Most people you run into at a blues festival are only familiar with the big names in the genre. They’re all familiar with Muddy, B.B., and Buddy but they get a perplexed twist on their faces when the names R.L., Junior, or Mississippi Fred are mentioned.
R.L. is R.L. Burnside, Junior is Junior Kimbrough, and Mississippi Fred is Fred McDowell. I wouldn’t characterize any of these as founders of the blues but each was a major player in a genre that is not that well-known to many festival goers.
These, and others, were the principal players in a sub-genre of blues music known as North Mississippi Hill Country Blues. It is a raunchy, earthy, guttural, and raw sound that evolved from black work songs, field chants, gatherings known as picnics, and run-down juke joints or bars.

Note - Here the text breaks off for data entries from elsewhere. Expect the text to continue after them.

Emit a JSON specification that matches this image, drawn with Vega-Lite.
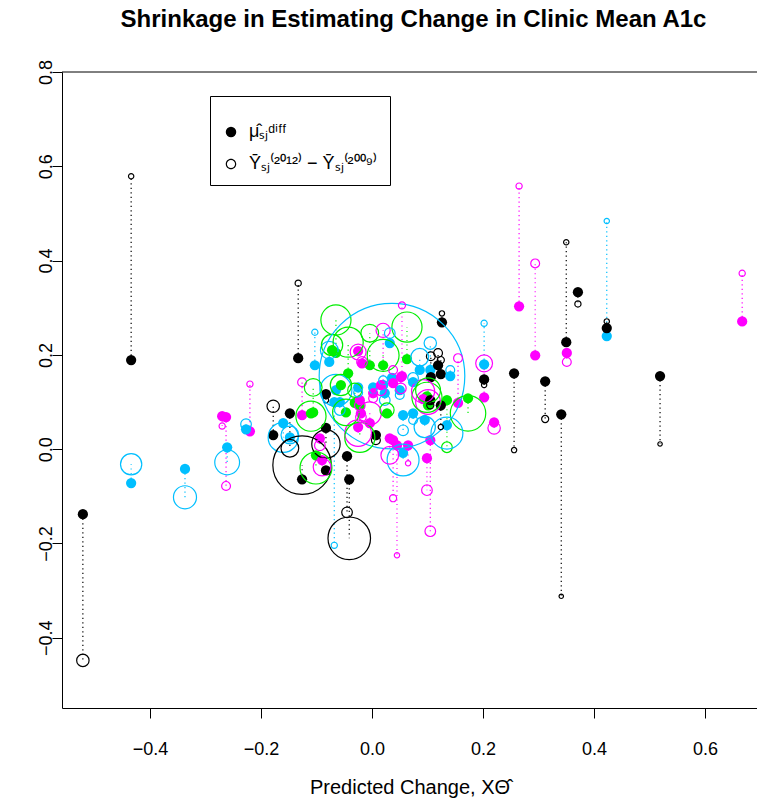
{
  "$schema": "https://vega.github.io/schema/vega-lite/v6.json",
  "width": 695,
  "height": 636,
  "autosize": {"type": "none"},
  "padding": {"left": 62, "top": 72, "right": 0, "bottom": 93},
  "background": "white",
  "title": {"text": "Shrinkage in Estimating Change in Clinic Mean A1c", "font": "Liberation Sans", "fontSize": 24, "fontWeight": "bold", "anchor": "middle", "frame": "group", "baseline": "alphabetic", "offset": 8, "dx": 4, "color": "black"},
  "config": {
    "view": {"stroke": null},
    "axis": {"domainColor": "black", "tickColor": "black", "labelColor": "black", "titleColor": "black", "grid": false, "labelFont": "Liberation Sans", "titleFont": "Liberation Sans", "labelFontSize": 18, "tickSize": 10, "domainWidth": 1, "tickWidth": 1}
  },
  "data": {"values": [
    {"g":"B","x":-0.521,"mu":-0.138,"ybar":-0.448,"n":196},
    {"g":"B","x":-0.434,"mu":0.189,"ybar":0.579,"n":36},
    {"g":"C","x":-0.434,"mu":-0.072,"ybar":-0.032,"n":576},
    {"g":"C","x":-0.337,"mu":-0.042,"ybar":-0.102,"n":676},
    {"g":"M","x":-0.270,"mu":0.070,"ybar":0.049,"n":49},
    {"g":"M","x":-0.263,"mu":0.068,"ybar":-0.078,"n":100},
    {"g":"C","x":-0.261,"mu":0.004,"ybar":-0.028,"n":784},
    {"g":"M","x":-0.220,"mu":0.038,"ybar":0.138,"n":49},
    {"g":"C","x":-0.227,"mu":0.042,"ybar":0.053,"n":144},
    {"g":"B","x":-0.178,"mu":0.030,"ybar":0.091,"n":196},
    {"g":"C","x":-0.160,"mu":0.055,"ybar":0.025,"n":1156},
    {"g":"C","x":-0.148,"mu":0.025,"ybar":0.030,"n":400},
    {"g":"B","x":-0.148,"mu":0.076,"ybar":0.002,"n":400},
    {"g":"B","x":-0.133,"mu":0.193,"ybar":0.352,"n":49},
    {"g":"B","x":-0.126,"mu":-0.064,"ybar":-0.034,"n":4356},
    {"g":"M","x":-0.126,"mu":0.072,"ybar":0.142,"n":100},
    {"g":"G","x":-0.110,"mu":0.076,"ybar":0.070,"n":1156},
    {"g":"C","x":-0.103,"mu":0.178,"ybar":0.248,"n":49},
    {"g":"C","x":-0.077,"mu":0.185,"ybar":0.210,"n":400},
    {"g":"G","x":-0.065,"mu":0.204,"ybar":0.274,"n":1156},
    {"g":"G","x":-0.043,"mu":0.161,"ybar":0.227,"n":1156},
    {"g":"G","x":-0.072,"mu":0.210,"ybar":0.221,"n":576},
    {"g":"B","x":-0.083,"mu":0.117,"ybar":0.104,"n":36},
    {"g":"B","x":-0.083,"mu":0.045,"ybar":0.011,"n":1024},
    {"g":"G","x":-0.101,"mu":-0.013,"ybar":-0.040,"n":1296},
    {"g":"M","x":-0.090,"mu":-0.023,"ybar":-0.038,"n":400},
    {"g":"B","x":-0.083,"mu":-0.045,"ybar":-0.049,"n":25},
    {"g":"B","x":-0.045,"mu":-0.015,"ybar":-0.134,"n":144},
    {"g":"B","x":-0.041,"mu":-0.064,"ybar":-0.189,"n":2304},
    {"g":"C","x":-0.068,"mu":0.100,"ybar":-0.204,"n":49},
    {"g":"C","x":-0.065,"mu":0.125,"ybar":0.125,"n":1296},
    {"g":"M","x":-0.025,"mu":0.208,"ybar":0.206,"n":324},
    {"g":"M","x":-0.018,"mu":0.182,"ybar":0.185,"n":144},
    {"g":"G","x":-0.004,"mu":0.178,"ybar":0.246,"n":400},
    {"g":"C","x":0.036,"mu":0.151,"ybar":0.155,"n":27000},
    {"g":"M","x":0.054,"mu":0.155,"ybar":0.305,"n":64},
    {"g":"G","x":0.063,"mu":0.191,"ybar":0.259,"n":1156},
    {"g":"M","x":0.020,"mu":0.136,"ybar":0.252,"n":256},
    {"g":"G","x":0.020,"mu":0.178,"ybar":0.199,"n":1296},
    {"g":"C","x":0.032,"mu":0.225,"ybar":0.246,"n":144},
    {"g":"B","x":0.126,"mu":0.269,"ybar":0.288,"n":36},
    {"g":"C","x":0.105,"mu":0.168,"ybar":0.225,"n":196},
    {"g":"B","x":0.106,"mu":0.153,"ybar":0.197,"n":100},
    {"g":"B","x":0.124,"mu":0.159,"ybar":0.189,"n":64},
    {"g":"B","x":0.119,"mu":0.178,"ybar":0.204,"n":100},
    {"g":"M","x":0.155,"mu":0.098,"ybar":0.193,"n":100},
    {"g":"C","x":0.202,"mu":0.180,"ybar":0.267,"n":49},
    {"g":"M","x":0.202,"mu":0.110,"ybar":0.182,"n":361},
    {"g":"B","x":0.202,"mu":0.148,"ybar":0.136,"n":36},
    {"g":"B","x":0.256,"mu":0.161,"ybar":-0.002,"n":36},
    {"g":"M","x":0.265,"mu":0.303,"ybar":0.558,"n":49},
    {"g":"M","x":0.294,"mu":0.199,"ybar":0.394,"n":100},
    {"g":"B","x":0.312,"mu":0.144,"ybar":0.064,"n":64},
    {"g":"B","x":0.341,"mu":0.074,"ybar":-0.312,"n":25},
    {"g":"B","x":0.350,"mu":0.227,"ybar":0.439,"n":36},
    {"g":"M","x":0.351,"mu":0.204,"ybar":0.185,"n":100},
    {"g":"B","x":0.371,"mu":0.333,"ybar":0.308,"n":49},
    {"g":"C","x":0.423,"mu":0.240,"ybar":0.484,"n":36},
    {"g":"B","x":0.423,"mu":0.257,"ybar":0.271,"n":36},
    {"g":"B","x":0.519,"mu":0.155,"ybar":0.011,"n":25},
    {"g":"M","x":0.667,"mu":0.271,"ybar":0.373,"n":49},
    {"g":"M","x":0.220,"mu":0.057,"ybar":0.045,"n":196},
    {"g":"G","x":0.173,"mu":0.108,"ybar":0.076,"n":1600},
    {"g":"M","x":0.038,"mu":0.019,"ybar":-0.104,"n":64},
    {"g":"M","x":0.045,"mu":0.008,"ybar":-0.225,"n":36},
    {"g":"M","x":0.099,"mu":-0.019,"ybar":-0.087,"n":144},
    {"g":"M","x":0.105,"mu":0.019,"ybar":-0.174,"n":144},
    {"g":"C","x":0.056,"mu":-0.008,"ybar":-0.023,"n":1296},
    {"g":"M","x":0.032,"mu":0.023,"ybar":-0.013,"n":400},
    {"g":"M","x":0.065,"mu":0.008,"ybar":-0.030,"n":36},
    {"g":"G","x":0.135,"mu":0.104,"ybar":0.004,"n":144},
    {"g":"B","x":0.124,"mu":0.093,"ybar":0.047,"n":36},
    {"g":"B","x":0.007,"mu":0.030,"ybar":0.019,"n":100},
    {"g":"C","x":0.095,"mu":0.062,"ybar":0.047,"n":576},
    {"g":"C","x":0.135,"mu":0.051,"ybar":0.034,"n":1296},
    {"g":"M","x":0.101,"mu":0.108,"ybar":0.100,"n":784},
    {"g":"G","x":0.099,"mu":0.112,"ybar":0.110,"n":1156},
    {"g":"M","x":0.092,"mu":0.106,"ybar":0.123,"n":676},
    {"g":"G","x":0.101,"mu":0.093,"ybar":0.125,"n":784},
    {"g":"B","x":0.105,"mu":0.104,"ybar":0.093,"n":64},
    {"g":"M","x":-0.025,"mu":0.047,"ybar":0.034,"n":900},
    {"g":"G","x":-0.022,"mu":0.091,"ybar":0.025,"n":1156},
    {"g":"M","x":-0.004,"mu":0.055,"ybar":0.076,"n":676},
    {"g":"G","x":-0.056,"mu":0.136,"ybar":0.136,"n":576},
    {"g":"G","x":-0.047,"mu":0.078,"ybar":0.078,"n":900},
    {"g":"C","x":0.002,"mu":0.131,"ybar":0.125,"n":64},
    {"g":"C","x":0.020,"mu":0.136,"ybar":0.146,"n":100},
    {"g":"C","x":0.074,"mu":0.142,"ybar":0.151,"n":144},
    {"g":"C","x":0.050,"mu":0.125,"ybar":0.115,"n":100},
    {"g":"C","x":0.023,"mu":0.119,"ybar":0.104,"n":144},
    {"g":"C","x":0.056,"mu":0.072,"ybar":0.040,"n":144},
    {"g":"C","x":0.074,"mu":0.076,"ybar":0.062,"n":100},
    {"g":"C","x":0.141,"mu":0.155,"ybar":0.168,"n":100},
    {"g":"C","x":0.086,"mu":0.168,"ybar":0.195,"n":400},
    {"g":"M","x":0.038,"mu":0.140,"ybar":0.168,"n":100},
    {"g":"M","x":0.016,"mu":0.136,"ybar":0.125,"n":144},
    {"g":"M","x":0.002,"mu":0.119,"ybar":0.108,"n":100},
    {"g":"M","x":-0.020,"mu":0.076,"ybar":0.068,"n":144},
    {"g":"M","x":-0.094,"mu":0.023,"ybar":0.008,"n":144},
    {"g":"M","x":0.052,"mu":0.153,"ybar":0.129,"n":144},
    {"g":"G","x":-0.106,"mu":0.078,"ybar":0.131,"n":400},
    {"g":"G","x":-0.031,"mu":0.098,"ybar":0.125,"n":256},
    {"g":"G","x":0.027,"mu":0.076,"ybar":0.083,"n":256},
    {"g":"C","x":-0.058,"mu":0.100,"ybar":0.083,"n":144},
    {"g":"M","x":-0.022,"mu":0.104,"ybar":0.093,"n":144},
    {"g":"C","x":-0.025,"mu":0.131,"ybar":0.120,"n":100}
  ]},
  "encoding": {
    "x": {"field": "x", "type": "quantitative", "scale": {"domain": [-0.5586, 0.6937], "nice": false, "zero": false},
      "axis": {"values": [-0.4, -0.2, 0, 0.2, 0.4, 0.6], "format": ".1f", "labelPadding": 22, "title": "Predicted Change, XΘ̂", "titleFontSize": 20, "titleFontWeight": "normal", "titlePadding": 19}},
    "color": {"field": "g", "type": "nominal", "scale": {"domain": ["B", "C", "G", "M"], "range": ["#000000", "#00BFFF", "#00EE00", "#FF00FF"]}, "legend": null}
  },
  "layer": [
    {
      "data": {"values": [{}]},
      "mark": {"type": "rule", "color": "black", "strokeWidth": 1},
      "encoding": {"y": {"datum": 0.8, "type": "quantitative"}, "x": null, "color": null}
    },
    {
      "mark": {"type": "rule", "strokeDash": [1.2, 3.3], "strokeWidth": 1.2},
      "encoding": {
        "y": {"field": "mu", "type": "quantitative", "scale": {"domain": [-0.549, 0.8], "nice": false, "zero": false},
          "axis": {"values": [-0.4, -0.2, 0, 0.2, 0.4, 0.6, 0.8], "format": ".1f", "labelAngle": -90, "labelAlign": "center", "labelBaseline": "alphabetic", "labelPadding": 1, "title": null}},
        "y2": {"field": "ybar"}
      }
    },
    {
      "mark": {"type": "point", "filled": true, "opacity": 1, "size": 105},
      "encoding": {
        "y": {"field": "mu", "type": "quantitative"},
        "shape": {"datum": "mu", "type": "nominal",
          "scale": {"domain": ["mu", "ybar"], "range": ["circle", "M-1,0A1,1,0,1,0,1,0A1,1,0,1,0,-1,0ZM-0.78,0A0.78,0.78,0,1,1,0.78,0A0.78,0.78,0,1,1,-0.78,0Z"]},
          "legend": {"title": " ", "titleFontSize": 13, "titlePadding": 2, "orient": "none", "legendX": 148, "legendY": 24, "direction": "vertical",
            "strokeColor": "black", "fillColor": "white", "padding": 12, "rowPadding": 14,
            "symbolSize": 110, "symbolFillColor": "black", "symbolStrokeColor": "black", "symbolStrokeWidth": 0, "symbolOpacity": 1,
            "labelFont": "Liberation Sans", "labelFontSize": 18, "labelColor": "black", "labelOffset": 9, "labelLimit": 300,
            "labelExpr": "datum.value === 'mu' ? 'μ̂ₛⱼᵈⁱᶠᶠ' : 'Ȳₛⱼ⁽²⁰¹²⁾ − Ȳₛⱼ⁽²⁰⁰⁹⁾'"}}
      }
    },
    {
      "mark": {"type": "point", "filled": false, "opacity": 1, "strokeWidth": 1.2, "shape": "circle"},
      "encoding": {
        "y": {"field": "ybar", "type": "quantitative"},
        "size": {"field": "n", "type": "quantitative", "scale": {"type": "linear", "domain": [0, 10000], "range": [0, 7854], "zero": true}, "legend": null}
      }
    }
  ]
}
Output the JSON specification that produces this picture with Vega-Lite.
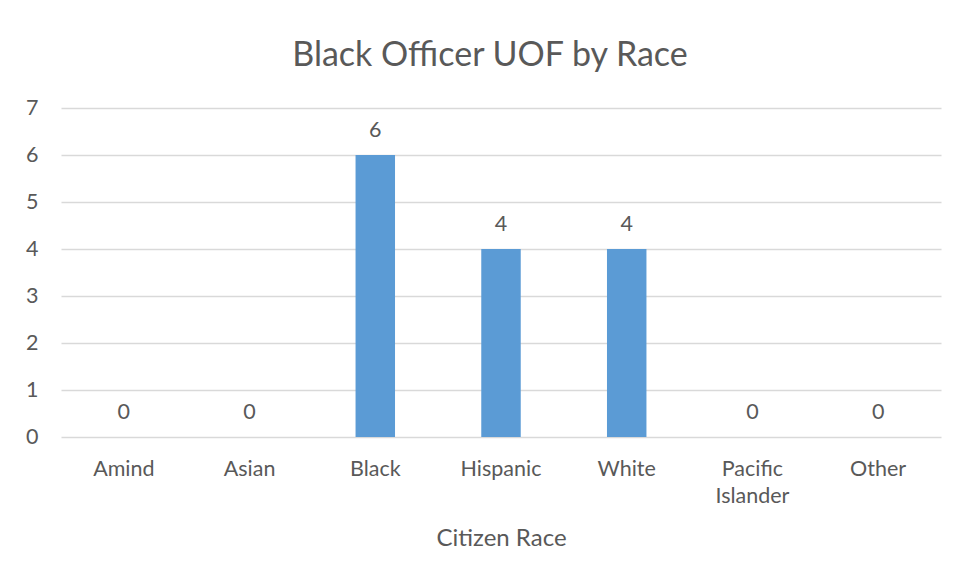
{
  "$schema": "https://vega.github.io/schema/vega-lite/v6.json",
  "width": 880,
  "height": 329,
  "autosize": {"type": "none"},
  "padding": {"left": 61, "top": 108, "right": 17, "bottom": 142},
  "background": "white",
  "title": {
    "text": "Black Officer UOF by Race",
    "font": "Lato",
    "fontSize": 34,
    "fontWeight": "normal",
    "color": "#595959",
    "anchor": "middle",
    "baseline": "alphabetic",
    "offset": -3,
    "dx": -11
  },
  "data": {
    "values": [
      {"race": "Amind", "count": 0},
      {"race": "Asian", "count": 0},
      {"race": "Black", "count": 6},
      {"race": "Hispanic", "count": 4},
      {"race": "White", "count": 4},
      {"race": "Pacific Islander", "count": 0},
      {"race": "Other", "count": 0}
    ]
  },
  "encoding": {
    "x": {
      "field": "race",
      "type": "nominal",
      "sort": null,
      "scale": {"paddingInner": 0.686, "paddingOuter": 0.343},
      "axis": {
        "title": "Citizen Race",
        "labelAngle": 0,
        "labelExpr": "datum.label == 'Pacific Islander' ? ['Pacific', 'Islander'] : datum.label",
        "labelLineHeight": 27,
        "labelPadding": 21,
        "domain": false,
        "ticks": false,
        "grid": false,
        "titlePadding": 20
      }
    },
    "y": {
      "field": "count",
      "type": "quantitative",
      "scale": {"domain": [0, 7], "nice": false},
      "axis": {
        "title": null,
        "values": [0, 1, 2, 3, 4, 5, 6, 7],
        "domain": false,
        "ticks": false,
        "labelPadding": 23,
        "gridColor": "#d9d9d9",
        "gridWidth": 1.5
      }
    }
  },
  "layer": [
    {"mark": {"type": "bar", "color": "#5b9bd5"}},
    {
      "mark": {
        "type": "text",
        "baseline": "alphabetic",
        "dy": -18,
        "font": "Lato",
        "fontSize": 21.5,
        "color": "#595959"
      },
      "encoding": {"text": {"field": "count", "type": "quantitative"}}
    }
  ],
  "config": {
    "view": {"stroke": null},
    "axis": {
      "labelFont": "Lato",
      "labelFontSize": 21.5,
      "labelColor": "#595959",
      "titleFont": "Lato",
      "titleFontSize": 24,
      "titleFontWeight": "normal",
      "titleColor": "#595959"
    }
  }
}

It’s a very repetitive rhythm with a strong bass line and well suited to what some might call, “dirty dancing.” Hang around a bar where hill country blues is being played and you won’t see many people sitting quietly at their tables. Most will be on their feet swaying and moving with the beat in almost trance-like states of mind.
The three men I mentioned have passed on but it is good to know that their heirs, and others, are keeping the music alive. Two examples are Cedric Burnside and Cameron Kimbrough, both grandsons of their namesakes.
Cedric was named “Best New Artist Debut” in 2009 and “Best Blues Drummer” in 2010. For several years he performed as one half of Two-Man Wrecking Crew along side guitarist Lightin’ Malcolm. Both have since parted company and formed new bands. Ironically, though, Malcolm has now partnered with Kimbrough who is also a drummer.
On a recent CD, Buddy Guy ask the question, “Who’s gonna’ fill those shoes?” Well, maybe that was a valid question at one time in blues history but, there seems to be a growing army of young players making their way up the ladder. Cedric, Cameron and Malcolm certainly are keeping the hill country tradition alive and not all the older musicians have died off yet. T-Model Ford, in his 90s, is still venturing out as well as playing local festivals and jukes in Mississippi. The popular duo, Black Keys, recently released a CD titled Chulahoma (the MS town where Kimbrough operated a juke joint for many years) that features their take on the music of Junior Kimbrough.